Your business depends on protecting your assets and intellectual property. That’s why businesses employ trademarks to help create a brand. This brand clearly marks your business and will become synonymous with your services, products, and reputation. When someone takes advantage of your creative work and abuses your trademark, it can have disastrous consequences. As such, it is important to monitor and protect your trademarks.
As soon as you begin using creative works to make your brand unique, you build common law trademark protection. Yet, this offers limited security for your intellectual property. To fully safeguard your work, it is important to register your trademarks with the U.S. Patent and Trademark Office (USTPO). Here is a guide of the essential steps you need to take to protect your trademark.
5 Steps to Trademark Protection
When it comes to protecting your trademark, you need a solid plan. This plan should consider safeguards before you register your trademark, as well as at every stage after. Successful trademark protection starts with effective research. It then continues with routine and effective monitoring.
You cannot register your trademark if it is too similar to another registered trademark. As such, you need to research other trademarks that may conflict with your own. To reduce the chances of application rejection, you need to conduct a thorough trademark search. This search should include trademarks registered with federal and state governments. It should also include trademarks that have common law protection.

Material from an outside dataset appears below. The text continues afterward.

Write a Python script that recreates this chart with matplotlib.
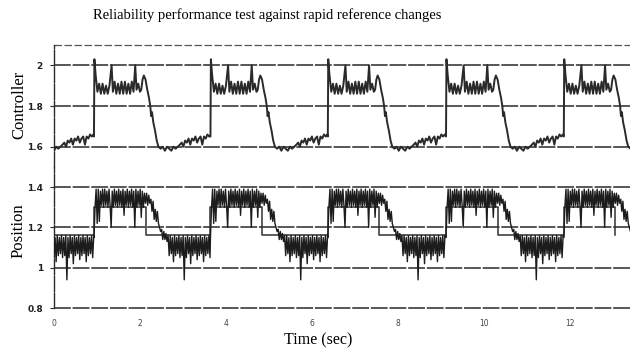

Prepare and File Your Trademark Application
Once you determine that your trademark does not conflict with another trademark, you can file the application. You need to provide a picture of your trademark and an example of how you use this trademark in your business. You also must show how you intend to use this trademark for goods or services. This is important because you only have trademark protection for the type of goods or services listed in your application.
Respond to Actions
A USPTO examining attorney will then evaluate your trademark application and send you a letter of action. This letter will list any questions or concerns the attorney has about approving your trademark. Respond to the “Office action” letter promptly. You must address all the attorney’s concerns before they will approve your application.
Monitor Your Trademark
Once the attorney approves your trademark registration, it is important to watch your trademark closely. Efficient trademark monitoring can alert you to infringement. An example of this is when other applications register trademarks that seem similar to your own. When another company infringes on your intellectual property, you may need to get aggressive. Sending a “cease and desist” letter could help. In some cases, you may have to file a lawsuit in federal court.
Maintain Your Trademark
Trademark registrations will last for ten years. They are renewable every ten years, provided you file maintenance documents between the fifth and sixth years. You must also file maintenance documents between the ninth and tenth years and every ten years after that. If you miss a maintenance deadline, you will lose your trademark registration.
Contact a Redwood City Intellectual Property Attorney Today
Your business and your livelihood depend on protecting your intellectual property. If you wish to protect your trademark, we can help. It is important to speak to our experienced Redwood City intellectual property attorney immediately. He can help you throughout the trademark registration process and ensure that you do not miss any critical deadlines.
To learn more, contact our Redwood City intellectual property attorney at Winghart Law Group, Inc. today at (650) 332-2994 or fill out our confidential contact form. We’ve been serving Palo Alto, Redwood City, and Bay Area businesses for years. Call us today!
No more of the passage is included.